• **Instruction**: From the listing that follows, reproduce only the lines from the one holding "Rebuild this chart as a Python" through the one holding "from matplotlib.patches import Patch", both included, with no pictures.

Rows from a dataset of charts and code:
......
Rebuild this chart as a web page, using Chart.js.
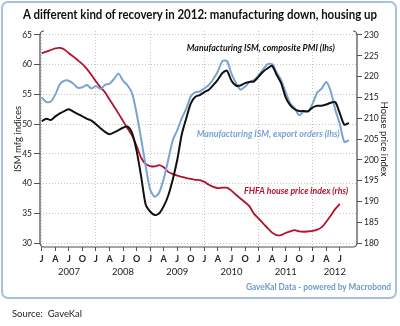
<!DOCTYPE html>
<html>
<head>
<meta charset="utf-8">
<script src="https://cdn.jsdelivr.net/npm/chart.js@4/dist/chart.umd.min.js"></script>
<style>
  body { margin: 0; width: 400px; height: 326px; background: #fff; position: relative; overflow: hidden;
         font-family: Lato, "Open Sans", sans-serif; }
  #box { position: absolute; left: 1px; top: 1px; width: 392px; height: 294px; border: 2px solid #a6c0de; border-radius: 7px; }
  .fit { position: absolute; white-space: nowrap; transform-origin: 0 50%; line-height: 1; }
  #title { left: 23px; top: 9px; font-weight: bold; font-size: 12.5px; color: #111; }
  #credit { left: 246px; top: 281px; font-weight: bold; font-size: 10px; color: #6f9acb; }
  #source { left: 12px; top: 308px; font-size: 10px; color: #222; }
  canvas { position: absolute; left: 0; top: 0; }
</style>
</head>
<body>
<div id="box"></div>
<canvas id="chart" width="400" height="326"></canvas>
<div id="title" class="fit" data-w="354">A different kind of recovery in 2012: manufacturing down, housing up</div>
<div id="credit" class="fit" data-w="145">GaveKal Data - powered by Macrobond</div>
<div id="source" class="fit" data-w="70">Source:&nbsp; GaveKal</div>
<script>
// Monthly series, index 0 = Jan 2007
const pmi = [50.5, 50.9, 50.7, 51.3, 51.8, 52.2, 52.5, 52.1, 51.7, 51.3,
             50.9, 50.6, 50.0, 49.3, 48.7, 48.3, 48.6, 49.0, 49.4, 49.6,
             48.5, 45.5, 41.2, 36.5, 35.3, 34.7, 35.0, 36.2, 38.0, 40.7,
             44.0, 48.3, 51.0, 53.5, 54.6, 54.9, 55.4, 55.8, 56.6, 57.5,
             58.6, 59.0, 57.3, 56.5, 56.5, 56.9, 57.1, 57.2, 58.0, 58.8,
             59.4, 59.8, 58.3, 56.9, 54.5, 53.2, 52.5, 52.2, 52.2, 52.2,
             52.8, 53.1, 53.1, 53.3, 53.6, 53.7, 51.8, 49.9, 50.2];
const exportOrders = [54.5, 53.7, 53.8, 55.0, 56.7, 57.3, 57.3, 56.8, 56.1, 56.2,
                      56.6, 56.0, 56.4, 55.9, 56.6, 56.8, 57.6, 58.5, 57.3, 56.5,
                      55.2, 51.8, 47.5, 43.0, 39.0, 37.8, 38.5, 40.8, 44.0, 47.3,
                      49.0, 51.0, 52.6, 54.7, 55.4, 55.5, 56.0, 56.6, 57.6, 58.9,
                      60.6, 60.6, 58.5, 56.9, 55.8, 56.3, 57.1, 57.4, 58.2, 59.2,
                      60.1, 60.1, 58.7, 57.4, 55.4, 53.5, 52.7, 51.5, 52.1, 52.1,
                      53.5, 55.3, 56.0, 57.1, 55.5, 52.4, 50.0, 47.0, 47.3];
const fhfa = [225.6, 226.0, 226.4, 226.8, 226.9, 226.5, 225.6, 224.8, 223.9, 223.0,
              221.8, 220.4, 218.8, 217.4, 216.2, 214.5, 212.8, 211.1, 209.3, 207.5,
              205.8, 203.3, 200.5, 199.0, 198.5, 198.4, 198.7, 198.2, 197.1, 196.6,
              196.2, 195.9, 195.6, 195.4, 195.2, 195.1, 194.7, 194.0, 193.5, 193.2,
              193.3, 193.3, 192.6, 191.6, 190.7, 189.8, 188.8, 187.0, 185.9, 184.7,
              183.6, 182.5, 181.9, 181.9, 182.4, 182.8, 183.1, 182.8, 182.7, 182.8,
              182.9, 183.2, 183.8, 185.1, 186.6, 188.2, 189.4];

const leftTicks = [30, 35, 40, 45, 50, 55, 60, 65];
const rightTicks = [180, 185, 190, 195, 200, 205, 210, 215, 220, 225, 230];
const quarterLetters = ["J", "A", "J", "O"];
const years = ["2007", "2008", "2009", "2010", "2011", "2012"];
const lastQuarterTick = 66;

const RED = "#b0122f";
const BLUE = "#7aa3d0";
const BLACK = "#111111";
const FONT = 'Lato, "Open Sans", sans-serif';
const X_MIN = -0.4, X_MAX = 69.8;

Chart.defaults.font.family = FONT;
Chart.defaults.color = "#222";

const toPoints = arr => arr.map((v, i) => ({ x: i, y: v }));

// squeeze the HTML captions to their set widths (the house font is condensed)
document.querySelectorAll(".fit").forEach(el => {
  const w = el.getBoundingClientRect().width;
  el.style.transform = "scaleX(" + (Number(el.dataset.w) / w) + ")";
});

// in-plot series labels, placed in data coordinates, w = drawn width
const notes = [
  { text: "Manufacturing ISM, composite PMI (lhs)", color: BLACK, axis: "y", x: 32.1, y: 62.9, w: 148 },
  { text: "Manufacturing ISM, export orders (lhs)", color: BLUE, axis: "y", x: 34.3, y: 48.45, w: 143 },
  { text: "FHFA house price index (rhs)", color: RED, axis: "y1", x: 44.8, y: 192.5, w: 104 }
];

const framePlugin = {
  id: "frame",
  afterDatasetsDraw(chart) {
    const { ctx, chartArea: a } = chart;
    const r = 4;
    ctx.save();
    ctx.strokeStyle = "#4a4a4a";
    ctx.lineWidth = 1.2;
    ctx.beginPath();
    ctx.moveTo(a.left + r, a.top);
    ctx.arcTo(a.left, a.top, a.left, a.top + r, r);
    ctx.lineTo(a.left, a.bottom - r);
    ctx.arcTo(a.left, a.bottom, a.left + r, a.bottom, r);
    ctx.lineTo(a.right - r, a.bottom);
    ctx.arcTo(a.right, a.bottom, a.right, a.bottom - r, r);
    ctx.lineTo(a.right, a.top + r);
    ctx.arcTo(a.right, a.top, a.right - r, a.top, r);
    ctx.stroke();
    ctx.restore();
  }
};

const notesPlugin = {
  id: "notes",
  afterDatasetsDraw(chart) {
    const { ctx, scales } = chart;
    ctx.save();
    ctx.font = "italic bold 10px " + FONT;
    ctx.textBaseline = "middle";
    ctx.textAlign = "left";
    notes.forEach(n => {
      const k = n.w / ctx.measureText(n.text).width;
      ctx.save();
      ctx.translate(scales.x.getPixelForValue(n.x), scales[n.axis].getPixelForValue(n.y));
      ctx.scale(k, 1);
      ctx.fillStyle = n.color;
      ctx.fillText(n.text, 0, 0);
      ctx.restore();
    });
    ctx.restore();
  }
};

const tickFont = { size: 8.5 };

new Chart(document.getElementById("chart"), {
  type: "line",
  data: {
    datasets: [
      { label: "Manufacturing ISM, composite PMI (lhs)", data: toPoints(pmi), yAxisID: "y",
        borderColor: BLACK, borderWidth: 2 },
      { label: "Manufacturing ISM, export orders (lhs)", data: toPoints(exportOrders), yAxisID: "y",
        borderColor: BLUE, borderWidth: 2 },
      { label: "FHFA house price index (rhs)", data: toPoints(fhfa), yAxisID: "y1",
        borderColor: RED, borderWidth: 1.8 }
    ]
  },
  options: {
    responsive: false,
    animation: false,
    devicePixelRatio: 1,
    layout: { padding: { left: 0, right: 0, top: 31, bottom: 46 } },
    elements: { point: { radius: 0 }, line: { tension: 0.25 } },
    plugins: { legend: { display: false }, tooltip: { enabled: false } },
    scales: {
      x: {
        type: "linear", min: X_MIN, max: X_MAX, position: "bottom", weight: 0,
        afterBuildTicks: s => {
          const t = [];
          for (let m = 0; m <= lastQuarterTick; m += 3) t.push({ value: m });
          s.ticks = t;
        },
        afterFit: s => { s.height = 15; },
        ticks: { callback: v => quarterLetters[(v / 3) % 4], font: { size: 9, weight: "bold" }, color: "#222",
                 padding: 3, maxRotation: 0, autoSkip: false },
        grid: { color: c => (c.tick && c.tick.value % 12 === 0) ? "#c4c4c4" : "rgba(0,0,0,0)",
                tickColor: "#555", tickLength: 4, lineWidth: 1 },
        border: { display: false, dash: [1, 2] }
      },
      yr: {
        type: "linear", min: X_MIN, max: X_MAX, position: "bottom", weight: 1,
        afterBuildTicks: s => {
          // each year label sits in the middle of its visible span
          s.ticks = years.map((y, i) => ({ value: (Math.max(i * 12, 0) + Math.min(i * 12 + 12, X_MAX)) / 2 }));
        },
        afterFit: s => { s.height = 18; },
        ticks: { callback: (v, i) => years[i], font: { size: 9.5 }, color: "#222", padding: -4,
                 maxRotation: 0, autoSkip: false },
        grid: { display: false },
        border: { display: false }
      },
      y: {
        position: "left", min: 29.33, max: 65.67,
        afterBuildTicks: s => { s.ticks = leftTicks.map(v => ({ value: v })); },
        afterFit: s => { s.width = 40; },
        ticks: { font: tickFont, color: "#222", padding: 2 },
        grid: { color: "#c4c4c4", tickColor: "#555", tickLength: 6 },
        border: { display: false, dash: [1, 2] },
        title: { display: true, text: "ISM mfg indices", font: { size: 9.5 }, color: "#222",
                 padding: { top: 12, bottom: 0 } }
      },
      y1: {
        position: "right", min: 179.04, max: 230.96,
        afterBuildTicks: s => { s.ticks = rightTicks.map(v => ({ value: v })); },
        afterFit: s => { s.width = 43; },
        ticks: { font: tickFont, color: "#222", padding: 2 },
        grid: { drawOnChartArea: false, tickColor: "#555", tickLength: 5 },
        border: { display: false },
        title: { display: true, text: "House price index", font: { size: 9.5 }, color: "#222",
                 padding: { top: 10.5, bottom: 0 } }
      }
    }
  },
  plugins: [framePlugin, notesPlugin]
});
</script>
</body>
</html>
......
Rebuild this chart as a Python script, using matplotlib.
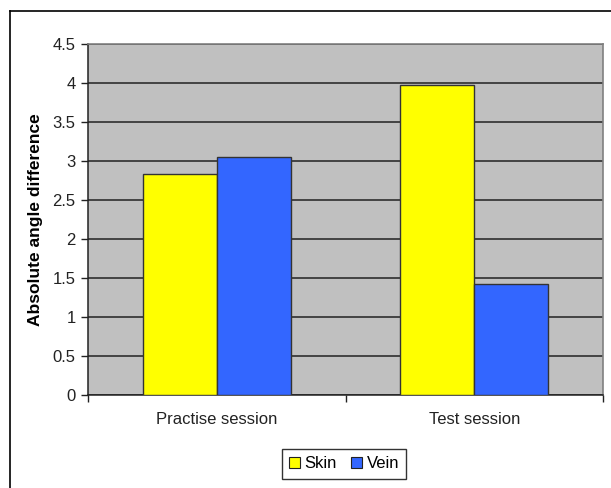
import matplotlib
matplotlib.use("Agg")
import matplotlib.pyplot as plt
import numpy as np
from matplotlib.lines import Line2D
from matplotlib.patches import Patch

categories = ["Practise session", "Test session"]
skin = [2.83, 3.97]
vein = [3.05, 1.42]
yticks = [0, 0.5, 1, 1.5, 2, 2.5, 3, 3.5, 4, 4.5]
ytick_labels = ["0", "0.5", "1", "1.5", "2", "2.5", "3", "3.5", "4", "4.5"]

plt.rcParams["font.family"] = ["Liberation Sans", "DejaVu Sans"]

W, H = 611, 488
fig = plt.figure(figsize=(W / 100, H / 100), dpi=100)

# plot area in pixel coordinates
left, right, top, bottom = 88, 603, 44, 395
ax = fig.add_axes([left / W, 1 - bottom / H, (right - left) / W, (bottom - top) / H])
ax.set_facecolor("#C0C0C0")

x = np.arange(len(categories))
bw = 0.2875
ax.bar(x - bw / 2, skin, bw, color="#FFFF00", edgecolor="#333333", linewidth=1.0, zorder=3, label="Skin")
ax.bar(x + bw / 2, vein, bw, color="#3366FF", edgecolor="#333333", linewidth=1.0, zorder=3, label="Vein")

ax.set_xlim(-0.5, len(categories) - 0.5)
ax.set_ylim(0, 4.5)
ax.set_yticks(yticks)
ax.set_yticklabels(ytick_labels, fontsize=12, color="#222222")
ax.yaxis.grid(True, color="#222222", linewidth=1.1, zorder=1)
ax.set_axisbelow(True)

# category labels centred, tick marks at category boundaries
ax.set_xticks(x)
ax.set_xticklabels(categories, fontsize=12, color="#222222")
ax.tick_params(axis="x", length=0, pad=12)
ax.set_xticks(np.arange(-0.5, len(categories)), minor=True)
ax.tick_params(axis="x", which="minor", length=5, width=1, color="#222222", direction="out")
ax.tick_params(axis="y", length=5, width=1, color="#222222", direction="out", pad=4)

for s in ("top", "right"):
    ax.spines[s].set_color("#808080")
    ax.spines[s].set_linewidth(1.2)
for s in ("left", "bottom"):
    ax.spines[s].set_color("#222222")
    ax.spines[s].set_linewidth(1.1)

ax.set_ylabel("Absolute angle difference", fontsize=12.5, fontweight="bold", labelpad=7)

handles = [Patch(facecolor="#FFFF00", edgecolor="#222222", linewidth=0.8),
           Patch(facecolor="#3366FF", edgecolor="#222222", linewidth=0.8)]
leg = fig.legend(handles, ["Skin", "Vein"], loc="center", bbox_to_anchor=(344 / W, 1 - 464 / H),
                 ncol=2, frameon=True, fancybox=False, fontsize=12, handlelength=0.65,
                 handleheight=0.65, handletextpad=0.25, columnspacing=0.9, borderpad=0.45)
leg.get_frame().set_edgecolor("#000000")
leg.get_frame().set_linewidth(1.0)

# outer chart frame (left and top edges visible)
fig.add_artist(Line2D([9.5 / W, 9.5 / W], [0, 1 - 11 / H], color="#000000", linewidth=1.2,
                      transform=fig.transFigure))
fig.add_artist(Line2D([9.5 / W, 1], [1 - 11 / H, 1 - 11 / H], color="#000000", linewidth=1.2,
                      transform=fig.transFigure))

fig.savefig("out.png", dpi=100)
......
• **Output for this task**:
Rebuild this chart as a Python script, using matplotlib.
import matplotlib
matplotlib.use("Agg")
import matplotlib.pyplot as plt
import numpy as np
from matplotlib.lines import Line2D
from matplotlib.patches import Patch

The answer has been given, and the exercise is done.